While examining the company’s activity for 1998, the
tax inspector found signs of tax violation and imposed penalties.
The taxpayer applied to the court and claimed that the tax
authority infringed the three-year limitation rule because
the audit was finished in 2002; therefore the inspector
could not examine the 1998 records. The Presidium of the
Supreme Arbitration Court said that when the tax authorities
began the audit made no difference; because the report on
the on-site audit was made in 2002, it could examine only
the three previous years, 2001, 2000, and 1999 (Decree number
2203/03 of the Supreme Arbitration Court of the RF, October
7, 2003).
Last
year marked the reviewing of tax rules about the limitations
of tax audits. In the case of Russian oil company Yukos,
the courts delivered another interpretation of the Tax Code,
and all previous practice was ignored. The tax authority
conducted an on-site tax audit of Yukos’ activity
in 2000 and 2001, and completed the audit in 2004. Tax authorities
learned that during 1997–2000, 22 companies in the
Russian offshore zone were created and registered, 21 of
them connected with Yukos. Offshore zones—territories
with favorable tax regimes—are intended to support
the development of that region, but many companies register
in an offshore zone for the sole purpose of obtaining tax
privileges. Examining Yukos, the court decided that the
Russian oil company was a dishonest taxpayer because the
aggregate sum of the tax privileges that Yukos received
did not correspond with the size of its economic investment
in the offshore region. Yukos was required to pay almost
100 billion rubles (US$3.5 billion) (Decision A40-17669/04-109-241
of the Arbitrage Court of the Moscow region, May 26, 2004).

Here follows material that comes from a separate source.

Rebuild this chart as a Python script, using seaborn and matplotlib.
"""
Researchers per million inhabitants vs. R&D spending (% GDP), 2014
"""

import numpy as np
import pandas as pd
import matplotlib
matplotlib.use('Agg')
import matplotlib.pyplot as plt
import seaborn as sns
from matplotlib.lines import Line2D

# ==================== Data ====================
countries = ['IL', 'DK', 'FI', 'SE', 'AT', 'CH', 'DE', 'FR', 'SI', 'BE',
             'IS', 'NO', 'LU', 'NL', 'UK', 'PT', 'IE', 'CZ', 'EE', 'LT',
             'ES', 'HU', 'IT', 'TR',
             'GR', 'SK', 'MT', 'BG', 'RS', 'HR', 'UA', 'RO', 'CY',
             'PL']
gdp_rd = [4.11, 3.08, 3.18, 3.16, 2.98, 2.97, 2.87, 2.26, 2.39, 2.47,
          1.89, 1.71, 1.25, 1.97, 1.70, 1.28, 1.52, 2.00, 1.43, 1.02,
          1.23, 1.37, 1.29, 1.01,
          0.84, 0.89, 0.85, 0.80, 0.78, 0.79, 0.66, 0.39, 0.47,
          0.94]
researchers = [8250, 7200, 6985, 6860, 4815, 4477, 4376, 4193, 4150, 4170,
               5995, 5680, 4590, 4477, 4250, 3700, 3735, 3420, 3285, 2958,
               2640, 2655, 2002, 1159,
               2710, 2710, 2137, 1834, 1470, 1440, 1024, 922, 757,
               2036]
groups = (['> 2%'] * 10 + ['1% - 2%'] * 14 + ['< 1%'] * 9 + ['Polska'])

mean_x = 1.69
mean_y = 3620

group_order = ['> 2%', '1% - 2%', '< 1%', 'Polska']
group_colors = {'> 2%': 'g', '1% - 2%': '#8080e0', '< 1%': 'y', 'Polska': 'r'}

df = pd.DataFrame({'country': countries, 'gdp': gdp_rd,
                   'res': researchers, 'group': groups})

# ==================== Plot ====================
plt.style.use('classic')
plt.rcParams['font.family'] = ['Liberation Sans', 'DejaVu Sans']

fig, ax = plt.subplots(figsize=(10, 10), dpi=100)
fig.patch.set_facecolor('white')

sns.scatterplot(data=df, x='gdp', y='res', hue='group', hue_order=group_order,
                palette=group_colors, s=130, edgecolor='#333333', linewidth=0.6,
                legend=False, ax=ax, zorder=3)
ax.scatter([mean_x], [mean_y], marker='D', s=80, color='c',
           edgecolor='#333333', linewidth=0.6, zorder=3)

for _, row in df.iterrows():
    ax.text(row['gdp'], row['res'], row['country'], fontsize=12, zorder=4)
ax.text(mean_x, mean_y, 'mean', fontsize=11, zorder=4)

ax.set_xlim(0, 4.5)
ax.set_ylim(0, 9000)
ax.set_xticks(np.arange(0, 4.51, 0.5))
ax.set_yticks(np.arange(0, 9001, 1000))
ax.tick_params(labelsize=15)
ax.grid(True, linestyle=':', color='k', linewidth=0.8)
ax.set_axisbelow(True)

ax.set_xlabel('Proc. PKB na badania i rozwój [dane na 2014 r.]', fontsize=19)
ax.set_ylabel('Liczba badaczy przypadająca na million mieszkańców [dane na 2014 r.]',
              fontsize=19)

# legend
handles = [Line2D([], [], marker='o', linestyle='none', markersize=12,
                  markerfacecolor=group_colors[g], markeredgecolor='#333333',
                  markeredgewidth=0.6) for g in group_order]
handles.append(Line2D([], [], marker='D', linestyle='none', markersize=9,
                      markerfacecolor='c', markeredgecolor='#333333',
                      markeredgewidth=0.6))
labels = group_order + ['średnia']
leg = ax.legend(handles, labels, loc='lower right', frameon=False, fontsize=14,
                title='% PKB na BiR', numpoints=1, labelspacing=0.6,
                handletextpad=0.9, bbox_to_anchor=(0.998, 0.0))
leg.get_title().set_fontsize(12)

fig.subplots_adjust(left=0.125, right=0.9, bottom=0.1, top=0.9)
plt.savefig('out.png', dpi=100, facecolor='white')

The decision proved that the rules about the statute of
limitation of tax audits are unstable.
This
decision shocked the country. It implied that every company
might be designated as a “dishonest” taxpayer.
This term first appeared in Decision 138-O of the Constitutional
Court of the RF, July 25, 2001. The court did not define
dishonesty. Since then, however, Russian courts have freely
interpreted this rule.
The
Length of Tax Audits
Articles
88 and 89 of the Tax Code concern the length of tax audits.

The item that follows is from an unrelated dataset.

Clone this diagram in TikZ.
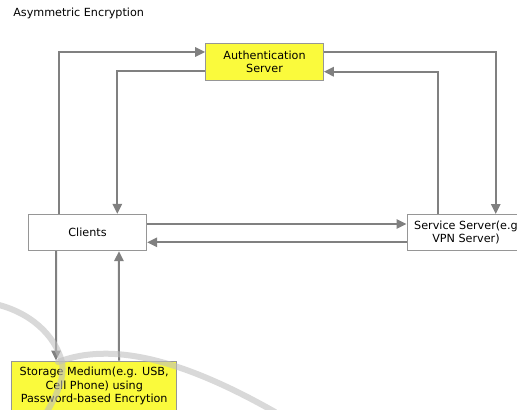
\documentclass[tikz,border=0pt]{standalone}
\usepackage{fontspec}
\setmainfont{DejaVu Sans}
\usetikzlibrary{arrows.meta}
\definecolor{boxyellow}{RGB}{250,250,60}
\definecolor{boxline}{RGB}{150,150,150}
\definecolor{linkgray}{RGB}{128,128,128}
\tikzset{
  box/.style={draw=boxline, line width=0.75pt, fill=white, inner sep=0pt,
              align=center, font=\fontsize{8.4}{10}\selectfont},
  hotbox/.style={box, fill=boxyellow},
  link/.style={draw=linkgray, line width=1.5pt,
               -{Triangle[length=7.5pt,width=7pt]}},
  swoosh/.style={draw=black!25, line width=4.5pt, line cap=round, opacity=0.6}
}
\begin{document}
\begin{tikzpicture}[x=0.75pt, y=-0.75pt]
  \useasboundingbox (0,0) rectangle (517,410);
  \clip (0,0) rectangle (517,410);

  % title
  \node[anchor=base west, inner sep=0pt, font=\fontsize{8.4}{10}\selectfont]
    (title) at (13,16.5) {Asymmetric Encryption};

  % boxes
  \node[hotbox, minimum width=88.2pt, minimum height=27.5pt]
    (auth) at (264.5,61.7) {Authentication\\Server};
  \node[box, minimum width=88.8pt, minimum height=27.3pt]
    (clients) at (87.5,232.5) {Clients};
  \node[box, minimum width=88.5pt, minimum height=27pt]
    (service) at (466,232.5) {Service Server(e.g\\VPN Server)};
  \node[hotbox, minimum width=123.75pt, minimum height=37.5pt]
    (storage) at (94.2,386) {Storage Medium(e.g. USB,\\Cell Phone) using\\Password-based Encrytion};

  % clients <-> authentication server
  \draw[link] ([xshift=-21.15pt]clients.north) |- ([yshift=7.3pt]auth.west);
  \draw[link] ([yshift=-7pt]auth.west) -| ([xshift=22.35pt]clients.north);

  % authentication server <-> service server
  \draw[link] ([yshift=7.3pt]auth.east) -| ([xshift=22.3pt]service.north);
  \draw[link] ([xshift=-21.2pt]service.north) |- ([yshift=-7.5pt]auth.east);

  % clients <-> service server
  \draw[link] ([yshift=6.4pt]clients.east) -- ([yshift=6.4pt]service.west);
  \draw[link] ([yshift=-7.35pt]service.west) -- ([yshift=-7.35pt]clients.east);

  % clients <-> storage medium
  \draw[link] ([xshift=-23.6pt]clients.south) -- ([xshift=-28.65pt]storage.north);
  \draw[link] ([xshift=18.6pt]storage.north) -- ([xshift=23.6pt]clients.south);

  % faint swoosh over the lower left
  \draw[swoosh] (-5,304) .. controls (30,312) and (55,335) .. (62,362)
                .. controls (65,380) and (55,398) .. (45,415);
  \draw[swoosh] (58,362) .. controls (110,342) and (180,358) .. (275,412);
\end{tikzpicture}
\end{document}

Although they set forth the definite terms of auditing actions,
their wording effectively means that tax audits may last
forever.
The
duration of the chamber audit may be no more than three
months; however, this provision was corrected by the Supreme
Arbitration Court. In point 9 of Decree number 71, March
17, 2003, it decided that even if the chamber audit was
longer than required, courts are not obligated to refuse
to satisfy the tax inspector’s demands that the taxpayer
pay taxes and penalties.
On-site
tax audits can be even worse. Despite the general rule in
Article 89 of the Tax Code that an on-site tax audit may
last no more than two months, the higher tax authority can
increase the length of the audit by up to three months.

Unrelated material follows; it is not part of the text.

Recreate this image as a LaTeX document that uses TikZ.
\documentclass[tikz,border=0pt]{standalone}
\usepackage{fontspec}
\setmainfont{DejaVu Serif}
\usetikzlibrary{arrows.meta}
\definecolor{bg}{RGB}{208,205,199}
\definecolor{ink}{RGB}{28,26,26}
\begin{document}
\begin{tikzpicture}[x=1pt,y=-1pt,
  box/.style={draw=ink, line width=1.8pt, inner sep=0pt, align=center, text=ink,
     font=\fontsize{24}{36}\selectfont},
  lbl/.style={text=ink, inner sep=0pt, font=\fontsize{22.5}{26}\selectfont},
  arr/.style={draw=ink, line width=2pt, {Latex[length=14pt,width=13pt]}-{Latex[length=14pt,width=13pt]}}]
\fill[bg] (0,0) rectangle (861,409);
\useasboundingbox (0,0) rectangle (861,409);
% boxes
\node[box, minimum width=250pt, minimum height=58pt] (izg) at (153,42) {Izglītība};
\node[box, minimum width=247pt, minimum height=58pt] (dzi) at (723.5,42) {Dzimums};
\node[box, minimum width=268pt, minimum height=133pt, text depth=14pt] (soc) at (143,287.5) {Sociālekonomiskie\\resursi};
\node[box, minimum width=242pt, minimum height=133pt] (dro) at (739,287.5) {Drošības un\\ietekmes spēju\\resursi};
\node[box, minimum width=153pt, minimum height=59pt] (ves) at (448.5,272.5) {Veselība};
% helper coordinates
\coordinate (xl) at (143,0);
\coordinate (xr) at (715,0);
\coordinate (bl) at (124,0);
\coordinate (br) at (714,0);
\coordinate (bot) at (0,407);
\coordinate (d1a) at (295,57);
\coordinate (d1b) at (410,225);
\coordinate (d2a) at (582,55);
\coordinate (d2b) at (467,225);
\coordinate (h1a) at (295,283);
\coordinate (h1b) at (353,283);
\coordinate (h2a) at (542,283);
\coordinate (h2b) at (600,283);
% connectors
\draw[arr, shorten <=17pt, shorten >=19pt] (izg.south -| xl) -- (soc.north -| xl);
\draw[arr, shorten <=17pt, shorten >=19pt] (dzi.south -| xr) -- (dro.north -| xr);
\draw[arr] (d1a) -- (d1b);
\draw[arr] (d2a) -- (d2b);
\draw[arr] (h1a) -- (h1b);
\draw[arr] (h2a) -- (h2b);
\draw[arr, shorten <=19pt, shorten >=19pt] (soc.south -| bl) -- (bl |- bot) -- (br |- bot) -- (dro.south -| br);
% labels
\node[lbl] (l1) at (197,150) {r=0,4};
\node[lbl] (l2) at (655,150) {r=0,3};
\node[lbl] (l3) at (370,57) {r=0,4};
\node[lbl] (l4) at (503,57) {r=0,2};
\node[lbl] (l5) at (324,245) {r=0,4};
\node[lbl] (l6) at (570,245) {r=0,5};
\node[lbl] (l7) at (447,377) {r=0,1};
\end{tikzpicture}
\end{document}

In addition, if a company has branch offices, the tax audit
becomes one month longer for every office.
Special
provisions govern production-sharing agreements. Extraction
of mineral resources and other relevant activities are regulated
by particular special agreements between a company (the
investor) and the state. When tax authorities audit the
activity of companies that participate in production-sharing
agreements, an on-site tax audit may last up to six months.
The one-month branch office extension also applies. Significantly,
the term of the on-site tax audit includes only the time
when tax auditors are physically present at the taxpayer’s
premises. Therefore, an audit may last as long as tax authorities
wish, because the inspectors can check documents requested
from a taxpayer at their office. In practice, an on-site
tax audit may last for a year and still be within the law.
The
situation became worse after Decision number 14-P of the
Constitutional Court (July 16, 2004). Before this decision,
whether tax authorities may pause a tax audit for some period
of time was disputable because the subject is not covered
by the Tax Code, and article 3 of the Tax Code provides
that all doubts, contradictions, and ambiguities of legislative
acts about taxes and fees should be interpreted in favor
of taxpayers. The Constitutional Court, however, decided
that tax audits can be paused, because the rules about the
duration of tax audits do not correspond to calendar terms.
Only the time when tax authorities are in the taxpayer’s
premises is calculated.
Frequency
of Controlling Measures
Under
article 87 of the Tax Code, a taxpayer can be the subject
to an on-site audit of a particular tax for a specific period
only once. However, if an audit covers different taxes or
a particular tax within different periods, inspectors may
be present at the taxpayer’s office for an indefinite
period.
Moreover,
the general rules on frequency of tax audits do not apply
if an on-site tax audit is conducted in connection with
a taxpayer’s liquidation or reorganization. All companies
are obligated to inform the tax authority about their reorganization
or liquidation within three days of issuing such a decision,
after which point they may be subject to a tax audit.